Tuomas Pihlman (Jyp / New Jersey Devils)
7, 2+2=4, 2 PIM, +4 (4-0)
First/second line winger. Big, strong and skilled two-way winger, who need to drop his weight and add his speed and will. Had lots of scoring chances in this tournament, but manage to score only twice. Usually gets off to a fast start in a game but then disappears. Hurt his ankle in autumn and it took several weeks before it healed. Maybye that was one reason why he was not as good as I expected in this tournament. Need to be more consistent and determined if he really wants to play one day in the NHL.
Joni Yli-Torkko (Saipa / undrafted)
7, 0+2=2, 6 PIM, +4 (4-0)
First/second line winger. Suffered a mild concussion just before the tournament (in a scrimmage against Canada) and that clearly affected him in this tournament. He didn’t play nearly as well as I expected. When he plays his own game, Joni is an excellent little forechecker / disturber / agitator. He hits very hard for his size, is fast and mobile skater, has pretty good pair of hands and is willing to pay the price. Now he played his own game only momentarily. Hit goalpost once.
Kim Hirshovits (IFK / undrafted)
7, 0+1=1, 6 PIM, +1 (1-0)
Fourthline center. Played pretty well at times, but not consistently. Took a couple stupid penalties and was not as good in faceoffs as expected. Before the tournament he said that his main goal is that when he is on the ice an opponent will not score a goal. He reached that goal. Basicly Kim is a skilled, offensive playmaking center and my mind he was miscast in that role what coach Westerlund expected him to play (defensive center). Despite limited playing time Hirschovits created some good scoring chances and once hit a goalpost. His shot is hard and low but a little bit inaccurate. If he wants someday play in North America, he needs to get more speed and play more simplier and tougher game.
Janne Jokila (TPS / Colombus Blue Jackets)
7, 1+0=1, 2 PIM, +2 (2-0)
Third-line winger. Small, fast, and skilled winger. Perimeter player, who needs to get more strength and guts if wants to play well against bigger opponents. Janne doesn’t drive to net and is a good player only when there is some open ice, where he can use his speed, skating and passing skills. There is no physical element in his game and I don’t believe that he never will play in North America.

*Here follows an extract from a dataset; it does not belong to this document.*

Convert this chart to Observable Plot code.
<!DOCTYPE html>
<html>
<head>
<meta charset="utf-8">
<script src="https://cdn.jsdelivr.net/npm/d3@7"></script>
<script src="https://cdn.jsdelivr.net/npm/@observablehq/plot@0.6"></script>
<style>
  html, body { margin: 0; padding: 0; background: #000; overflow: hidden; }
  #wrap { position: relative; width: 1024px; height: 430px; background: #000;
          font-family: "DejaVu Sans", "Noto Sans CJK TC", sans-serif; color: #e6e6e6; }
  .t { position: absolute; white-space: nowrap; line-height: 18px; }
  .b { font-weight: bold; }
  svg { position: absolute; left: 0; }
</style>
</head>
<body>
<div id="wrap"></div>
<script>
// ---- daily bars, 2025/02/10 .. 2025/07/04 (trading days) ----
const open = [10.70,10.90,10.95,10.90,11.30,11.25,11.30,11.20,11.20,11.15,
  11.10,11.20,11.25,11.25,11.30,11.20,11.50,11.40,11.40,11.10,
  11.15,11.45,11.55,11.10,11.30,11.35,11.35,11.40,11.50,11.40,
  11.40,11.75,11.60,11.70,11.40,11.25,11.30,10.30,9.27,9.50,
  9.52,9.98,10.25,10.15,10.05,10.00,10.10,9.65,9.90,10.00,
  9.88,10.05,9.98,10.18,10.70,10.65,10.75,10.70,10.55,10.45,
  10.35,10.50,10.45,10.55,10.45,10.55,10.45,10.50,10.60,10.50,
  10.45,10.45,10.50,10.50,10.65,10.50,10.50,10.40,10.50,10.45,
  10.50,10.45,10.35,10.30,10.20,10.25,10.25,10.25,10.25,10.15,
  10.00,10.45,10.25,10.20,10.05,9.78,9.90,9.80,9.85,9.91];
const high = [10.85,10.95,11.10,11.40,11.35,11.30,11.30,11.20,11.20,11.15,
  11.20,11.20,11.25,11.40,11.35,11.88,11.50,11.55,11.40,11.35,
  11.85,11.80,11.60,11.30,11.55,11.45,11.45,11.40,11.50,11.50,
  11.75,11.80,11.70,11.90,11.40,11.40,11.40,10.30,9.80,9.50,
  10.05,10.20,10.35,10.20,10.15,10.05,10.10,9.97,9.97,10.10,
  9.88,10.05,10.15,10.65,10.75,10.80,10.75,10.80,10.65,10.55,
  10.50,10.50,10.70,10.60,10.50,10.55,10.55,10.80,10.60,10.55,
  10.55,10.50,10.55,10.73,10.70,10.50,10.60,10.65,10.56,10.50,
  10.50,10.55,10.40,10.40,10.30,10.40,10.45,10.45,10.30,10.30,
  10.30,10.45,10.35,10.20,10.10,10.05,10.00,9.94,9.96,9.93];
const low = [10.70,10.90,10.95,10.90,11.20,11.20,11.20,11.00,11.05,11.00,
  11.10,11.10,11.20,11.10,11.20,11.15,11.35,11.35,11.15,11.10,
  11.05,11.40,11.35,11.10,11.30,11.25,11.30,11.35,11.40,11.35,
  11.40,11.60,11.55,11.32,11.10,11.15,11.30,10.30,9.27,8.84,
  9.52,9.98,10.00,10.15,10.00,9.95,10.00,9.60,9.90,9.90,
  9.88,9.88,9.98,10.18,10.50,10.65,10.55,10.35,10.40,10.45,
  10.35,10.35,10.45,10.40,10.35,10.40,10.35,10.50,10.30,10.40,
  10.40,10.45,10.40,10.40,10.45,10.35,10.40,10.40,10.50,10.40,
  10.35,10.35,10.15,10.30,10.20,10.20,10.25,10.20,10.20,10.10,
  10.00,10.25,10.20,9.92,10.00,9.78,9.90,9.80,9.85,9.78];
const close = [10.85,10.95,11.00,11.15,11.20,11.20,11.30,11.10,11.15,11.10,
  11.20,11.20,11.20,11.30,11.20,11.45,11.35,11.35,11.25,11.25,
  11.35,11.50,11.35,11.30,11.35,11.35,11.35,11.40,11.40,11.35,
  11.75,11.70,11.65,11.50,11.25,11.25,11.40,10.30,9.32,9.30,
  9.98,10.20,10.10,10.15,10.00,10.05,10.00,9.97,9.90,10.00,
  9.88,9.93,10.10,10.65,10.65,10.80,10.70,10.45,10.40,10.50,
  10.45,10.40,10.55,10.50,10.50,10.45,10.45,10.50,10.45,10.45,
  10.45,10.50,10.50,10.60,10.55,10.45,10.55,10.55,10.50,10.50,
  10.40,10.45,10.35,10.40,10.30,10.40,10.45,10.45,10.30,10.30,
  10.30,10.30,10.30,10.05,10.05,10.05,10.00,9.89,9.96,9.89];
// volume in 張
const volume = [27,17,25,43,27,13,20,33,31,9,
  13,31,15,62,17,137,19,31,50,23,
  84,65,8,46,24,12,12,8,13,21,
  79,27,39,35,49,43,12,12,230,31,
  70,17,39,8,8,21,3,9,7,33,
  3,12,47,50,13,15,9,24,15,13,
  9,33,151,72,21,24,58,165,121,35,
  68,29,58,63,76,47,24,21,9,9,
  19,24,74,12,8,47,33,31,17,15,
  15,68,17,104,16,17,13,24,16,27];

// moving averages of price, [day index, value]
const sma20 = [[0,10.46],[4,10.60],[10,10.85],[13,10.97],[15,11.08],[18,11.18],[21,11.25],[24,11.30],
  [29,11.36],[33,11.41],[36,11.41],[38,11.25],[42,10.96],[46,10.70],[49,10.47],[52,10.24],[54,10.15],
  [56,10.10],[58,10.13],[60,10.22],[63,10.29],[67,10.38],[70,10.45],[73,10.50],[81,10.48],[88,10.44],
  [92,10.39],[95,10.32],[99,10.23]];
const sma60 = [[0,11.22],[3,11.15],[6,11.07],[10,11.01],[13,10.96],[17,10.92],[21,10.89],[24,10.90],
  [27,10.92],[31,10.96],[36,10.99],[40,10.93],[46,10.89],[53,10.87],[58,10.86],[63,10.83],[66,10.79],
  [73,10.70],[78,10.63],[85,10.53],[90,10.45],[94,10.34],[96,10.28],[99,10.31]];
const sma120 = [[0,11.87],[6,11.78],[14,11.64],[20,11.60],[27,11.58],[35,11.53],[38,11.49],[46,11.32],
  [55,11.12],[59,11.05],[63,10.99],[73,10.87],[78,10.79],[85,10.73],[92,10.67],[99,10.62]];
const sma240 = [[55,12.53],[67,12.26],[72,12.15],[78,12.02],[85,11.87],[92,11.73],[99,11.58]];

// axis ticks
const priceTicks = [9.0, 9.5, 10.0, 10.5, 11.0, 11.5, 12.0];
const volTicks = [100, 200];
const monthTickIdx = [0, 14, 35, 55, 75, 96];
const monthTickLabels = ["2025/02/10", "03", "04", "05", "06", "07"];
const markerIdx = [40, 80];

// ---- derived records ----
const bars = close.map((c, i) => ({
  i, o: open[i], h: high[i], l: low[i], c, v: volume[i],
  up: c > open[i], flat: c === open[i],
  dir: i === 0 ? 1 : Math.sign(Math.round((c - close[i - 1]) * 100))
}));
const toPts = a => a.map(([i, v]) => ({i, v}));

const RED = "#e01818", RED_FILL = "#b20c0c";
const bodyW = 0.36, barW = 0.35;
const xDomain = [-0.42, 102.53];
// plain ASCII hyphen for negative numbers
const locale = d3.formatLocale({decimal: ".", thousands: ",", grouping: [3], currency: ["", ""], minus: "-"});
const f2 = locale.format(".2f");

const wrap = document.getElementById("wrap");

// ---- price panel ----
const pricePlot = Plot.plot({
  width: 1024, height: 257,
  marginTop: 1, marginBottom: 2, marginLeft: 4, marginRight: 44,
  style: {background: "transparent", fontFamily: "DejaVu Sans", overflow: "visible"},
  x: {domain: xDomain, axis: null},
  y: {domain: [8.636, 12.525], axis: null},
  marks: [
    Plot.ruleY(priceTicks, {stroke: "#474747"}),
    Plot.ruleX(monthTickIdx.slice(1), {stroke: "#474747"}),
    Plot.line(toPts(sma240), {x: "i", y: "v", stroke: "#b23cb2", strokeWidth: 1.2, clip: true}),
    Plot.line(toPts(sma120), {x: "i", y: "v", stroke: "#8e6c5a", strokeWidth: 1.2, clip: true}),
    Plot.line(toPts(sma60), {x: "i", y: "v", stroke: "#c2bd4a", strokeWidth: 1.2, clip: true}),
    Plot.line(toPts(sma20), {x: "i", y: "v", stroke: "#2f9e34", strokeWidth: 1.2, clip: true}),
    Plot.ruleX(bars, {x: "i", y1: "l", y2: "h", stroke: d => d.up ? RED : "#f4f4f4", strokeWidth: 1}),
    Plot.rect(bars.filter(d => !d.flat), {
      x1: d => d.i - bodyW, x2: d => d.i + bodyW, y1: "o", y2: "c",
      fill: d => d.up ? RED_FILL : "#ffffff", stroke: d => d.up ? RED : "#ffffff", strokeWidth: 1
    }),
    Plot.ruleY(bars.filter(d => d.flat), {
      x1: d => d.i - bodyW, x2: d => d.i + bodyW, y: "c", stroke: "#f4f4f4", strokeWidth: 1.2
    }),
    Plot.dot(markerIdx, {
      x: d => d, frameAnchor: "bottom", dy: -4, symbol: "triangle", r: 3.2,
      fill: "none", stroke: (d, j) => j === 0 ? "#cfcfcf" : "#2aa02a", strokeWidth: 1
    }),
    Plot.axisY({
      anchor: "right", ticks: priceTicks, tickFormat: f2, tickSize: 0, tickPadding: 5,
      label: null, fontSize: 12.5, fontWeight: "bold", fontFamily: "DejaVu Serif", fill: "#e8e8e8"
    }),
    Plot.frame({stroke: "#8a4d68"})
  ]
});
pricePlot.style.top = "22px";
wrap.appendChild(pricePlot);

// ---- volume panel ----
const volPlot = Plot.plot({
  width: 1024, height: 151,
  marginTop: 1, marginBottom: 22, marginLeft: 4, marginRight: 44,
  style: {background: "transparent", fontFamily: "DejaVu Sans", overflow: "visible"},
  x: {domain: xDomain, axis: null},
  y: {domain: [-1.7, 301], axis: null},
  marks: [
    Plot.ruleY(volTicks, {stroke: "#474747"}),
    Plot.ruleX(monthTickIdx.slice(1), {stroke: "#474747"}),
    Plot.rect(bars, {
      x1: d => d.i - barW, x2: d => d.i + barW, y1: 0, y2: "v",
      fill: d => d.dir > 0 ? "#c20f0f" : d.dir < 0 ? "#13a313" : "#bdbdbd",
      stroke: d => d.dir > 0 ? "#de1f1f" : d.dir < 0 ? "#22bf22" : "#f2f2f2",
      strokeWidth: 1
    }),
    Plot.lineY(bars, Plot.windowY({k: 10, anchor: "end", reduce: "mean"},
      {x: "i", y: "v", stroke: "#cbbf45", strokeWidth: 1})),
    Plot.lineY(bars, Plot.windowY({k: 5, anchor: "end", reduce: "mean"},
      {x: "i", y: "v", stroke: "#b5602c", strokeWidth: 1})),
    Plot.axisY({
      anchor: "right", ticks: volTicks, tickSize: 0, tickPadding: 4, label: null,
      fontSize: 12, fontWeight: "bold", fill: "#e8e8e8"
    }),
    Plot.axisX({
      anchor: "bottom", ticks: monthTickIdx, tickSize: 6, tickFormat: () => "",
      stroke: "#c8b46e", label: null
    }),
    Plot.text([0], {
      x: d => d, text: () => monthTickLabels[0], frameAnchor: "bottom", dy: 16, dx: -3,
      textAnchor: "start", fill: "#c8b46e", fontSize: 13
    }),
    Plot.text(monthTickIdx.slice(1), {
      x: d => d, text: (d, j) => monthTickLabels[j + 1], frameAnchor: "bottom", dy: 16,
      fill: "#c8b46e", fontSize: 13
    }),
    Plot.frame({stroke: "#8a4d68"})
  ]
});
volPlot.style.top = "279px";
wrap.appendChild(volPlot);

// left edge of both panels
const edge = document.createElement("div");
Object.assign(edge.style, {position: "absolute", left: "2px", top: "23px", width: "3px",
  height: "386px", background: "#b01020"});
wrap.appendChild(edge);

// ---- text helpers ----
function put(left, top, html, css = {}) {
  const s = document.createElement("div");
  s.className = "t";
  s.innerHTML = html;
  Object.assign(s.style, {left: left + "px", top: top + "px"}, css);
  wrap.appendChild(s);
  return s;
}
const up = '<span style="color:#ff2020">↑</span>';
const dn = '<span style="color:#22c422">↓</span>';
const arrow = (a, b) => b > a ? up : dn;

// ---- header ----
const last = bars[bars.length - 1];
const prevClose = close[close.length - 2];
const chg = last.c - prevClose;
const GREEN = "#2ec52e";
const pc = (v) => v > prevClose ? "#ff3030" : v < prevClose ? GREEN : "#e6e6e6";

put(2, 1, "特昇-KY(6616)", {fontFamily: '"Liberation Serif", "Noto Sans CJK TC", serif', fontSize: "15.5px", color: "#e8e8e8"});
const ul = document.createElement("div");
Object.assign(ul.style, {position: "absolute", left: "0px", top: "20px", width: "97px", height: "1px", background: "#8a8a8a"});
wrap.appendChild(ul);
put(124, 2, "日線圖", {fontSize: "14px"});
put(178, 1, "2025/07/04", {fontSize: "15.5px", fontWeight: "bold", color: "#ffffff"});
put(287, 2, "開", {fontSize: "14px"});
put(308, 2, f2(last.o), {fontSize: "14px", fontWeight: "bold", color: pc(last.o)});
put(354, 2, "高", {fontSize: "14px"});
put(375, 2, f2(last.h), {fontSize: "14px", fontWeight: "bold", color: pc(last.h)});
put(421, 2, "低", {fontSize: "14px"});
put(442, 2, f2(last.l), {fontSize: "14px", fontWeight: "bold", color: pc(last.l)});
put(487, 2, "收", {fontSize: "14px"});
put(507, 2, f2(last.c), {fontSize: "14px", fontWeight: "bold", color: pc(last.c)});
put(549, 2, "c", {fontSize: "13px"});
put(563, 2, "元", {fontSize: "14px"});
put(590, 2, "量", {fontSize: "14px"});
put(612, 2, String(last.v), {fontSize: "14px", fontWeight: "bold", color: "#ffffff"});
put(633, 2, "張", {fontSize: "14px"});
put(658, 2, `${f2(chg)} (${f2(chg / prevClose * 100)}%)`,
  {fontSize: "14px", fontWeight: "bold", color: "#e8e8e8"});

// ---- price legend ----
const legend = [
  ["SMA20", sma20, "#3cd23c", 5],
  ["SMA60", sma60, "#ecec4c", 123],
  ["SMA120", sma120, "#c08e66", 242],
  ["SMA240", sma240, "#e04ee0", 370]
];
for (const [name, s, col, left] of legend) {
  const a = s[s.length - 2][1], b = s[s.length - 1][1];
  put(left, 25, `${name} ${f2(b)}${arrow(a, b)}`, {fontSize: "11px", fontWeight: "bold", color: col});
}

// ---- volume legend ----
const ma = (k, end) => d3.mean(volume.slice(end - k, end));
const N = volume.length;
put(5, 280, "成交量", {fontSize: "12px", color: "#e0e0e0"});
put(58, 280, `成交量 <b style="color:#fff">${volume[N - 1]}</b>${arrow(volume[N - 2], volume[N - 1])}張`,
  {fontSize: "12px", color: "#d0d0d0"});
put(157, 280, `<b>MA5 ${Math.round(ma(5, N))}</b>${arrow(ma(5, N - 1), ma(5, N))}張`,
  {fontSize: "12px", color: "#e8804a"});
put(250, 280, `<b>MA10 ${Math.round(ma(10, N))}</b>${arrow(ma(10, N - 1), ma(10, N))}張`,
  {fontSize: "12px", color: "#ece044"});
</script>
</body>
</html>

Mikko Kankaanpera (TPS / undrafted)
7, 0+2=2, 4 PIM, +2 (2-0)
Third line winger. Natural center, who played at wing. He tried hard, but he was miscast in that role. He is not a grinding, hitting thirdlinewinger, he is a smart, skilled center, who drives surprisingly well to the net. Third line, “TPS-line”, has a little problem because all three players (Koivu, Jokila, Kankaanpera) like to handle the puck and there is only one puck.
Sean Bergenheim (Jokerit / undrafted)
7, 0+1=1, 4 PIM, +1 (1-0)
Extra forward. Didn’t get much icetime – played only one full game and that was the last game against Switzerland. Bergenheim is an excellent skater, who had a tunnelvision and whose shot is very hard but also very inaccurate. Sean is eager hitter and checker, sometimes too eager, and he takes unnecessary penalties because of his playing style (late hits, slashing). He is good, speedy penalty killer but nobody knows if he – or will he ever be – a legitimate scorer. Next year in Halifax we will see if he a scorer or just a speedy up-and-down grinder.